I read an article today that sums up so much of what passes for social media marketing. In that article, Patricio Robles wondered if your Twitter followers are silent or fake. It’s a well-sourced article that links to several studies and articles and well worth the read. (Go read it now. I’ll wait right here for you.) As I read it, it started to make me wonder why we all want Twitter followers. Or Facebook friends. Or LinkedIn connections.
It started rather innocently. We got on Twitter so that we could broadcast things we knew to audiences that wanted to hear from us and to hear back from them. While you might not describe Facebook or LinkedIn the same way, the ideas are similar. So we wanted to have more followers (friends, connections) for the same reason we want a bigger network or a wider circle of colleagues.
But a few things started to happen. The first one was a bit bizarre. Search engines started to use social activity as a sign of content quality. Google paid attention to Twitter trends for realtime search (until Twitter pulled the plug). Bing made a deal with Facebook to plumb Like data and other Facebook information.

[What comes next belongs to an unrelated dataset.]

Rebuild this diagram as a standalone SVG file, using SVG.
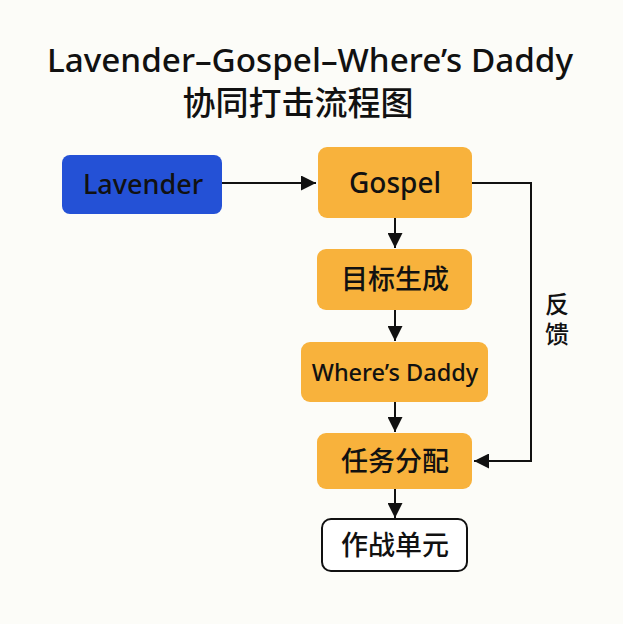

And I first started hearing about fake followers. I heard about “black hat” SEO experts who were manufacturing social media profiles that had everything in them except the connection to a real person. They had conversations with each other and some real people, too. They linked to content (guess whose content) and they generally spent inordinate amounts of time pimping sites for search rankings. In some ways the search engines have gotten wise to these tricks, but I know some people who still use them and swear that they work.
But there is a whole new reason to produce fake followers now. Follower envy.

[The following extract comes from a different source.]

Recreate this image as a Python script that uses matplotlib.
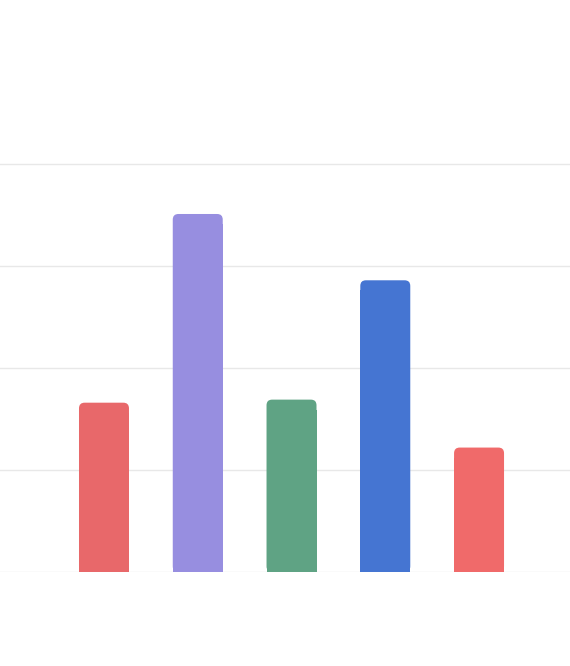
import matplotlib
matplotlib.use("Agg")
import matplotlib.pyplot as plt
from matplotlib.patches import FancyBboxPatch

# values (no labels shown)
positions = [0, 1, 2, 3, 4]
values = [1.66, 3.51, 1.69, 2.86, 1.22]
colors = ['#E8686A', '#978EE0', '#5FA384', '#4575D2', '#F06A6A']
grid_levels = [0, 1, 2, 3, 4]

fig = plt.figure(figsize=(5.70, 6.66), dpi=100)
ax = fig.add_axes([0, 94/666, 1, 572/666])
ax.set_xlim(-1.109, 4.97)
ax.set_ylim(0, 5.608)

for g in grid_levels:
    ax.axhline(g, color='#e8e8e8', lw=1, zorder=0)

w = 0.533
aspect = 93.75 / 102
for x, v, c in zip(positions, values, colors):
    # square bottom part plus rounded top
    ax.bar(x, v - 0.1, width=w, color=c, zorder=2)
    box = FancyBboxPatch((x - w/2, 0), w, v,
                         boxstyle="round,pad=0,rounding_size=0.06",
                         mutation_aspect=aspect, fc=c, ec='none', zorder=2)
    ax.add_patch(box)

ax.axis('off')
fig.savefig('out.png', dpi=100)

Everyone wants a bigger Klout score–mine is 63 today, are you impressed? Everyone wants to say they have more and more followers. My network’s bigger than yours!

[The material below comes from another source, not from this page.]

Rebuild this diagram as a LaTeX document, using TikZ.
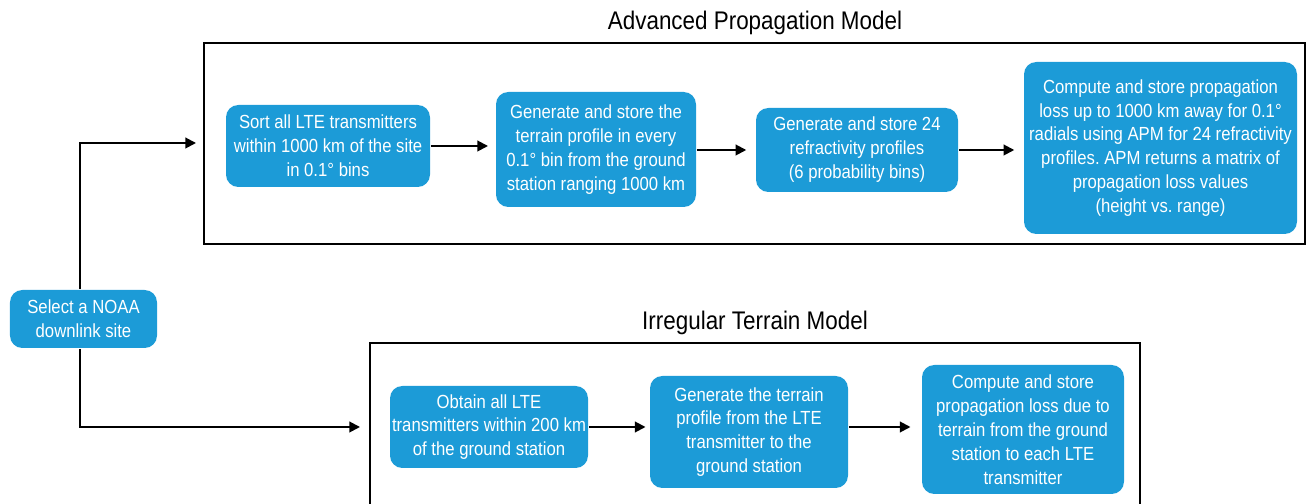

It’s high school all over again and everyone is dying to be in the popular crowd, no matter what it takes to get there. So rather than actually being popular, we just want to look popular. So there are companies that have thousands of fake profiles out there ready to become your followers at the drop of a hat (er, drop of a wallet).
But, does acquiring fake followers actually help your marketing? I mean, if they aren’t real, then you are just paying money to talk to, um, no one. The idea behind it is that if you look popular then more people will find out about you and maybe you will actually become popular. Does it work? I am sure that it must work sometimes, but it would seem that if your content is good enough for it to work, then you’d have succeeded (albeit more slowly) if you had just grown organically.
I realize that I sometimes sound like a scold when it comes to social media ethics, but I just wonder if any of this stuff even works and if it is worth it. Looking forward to hearing from anyone who swears by this method.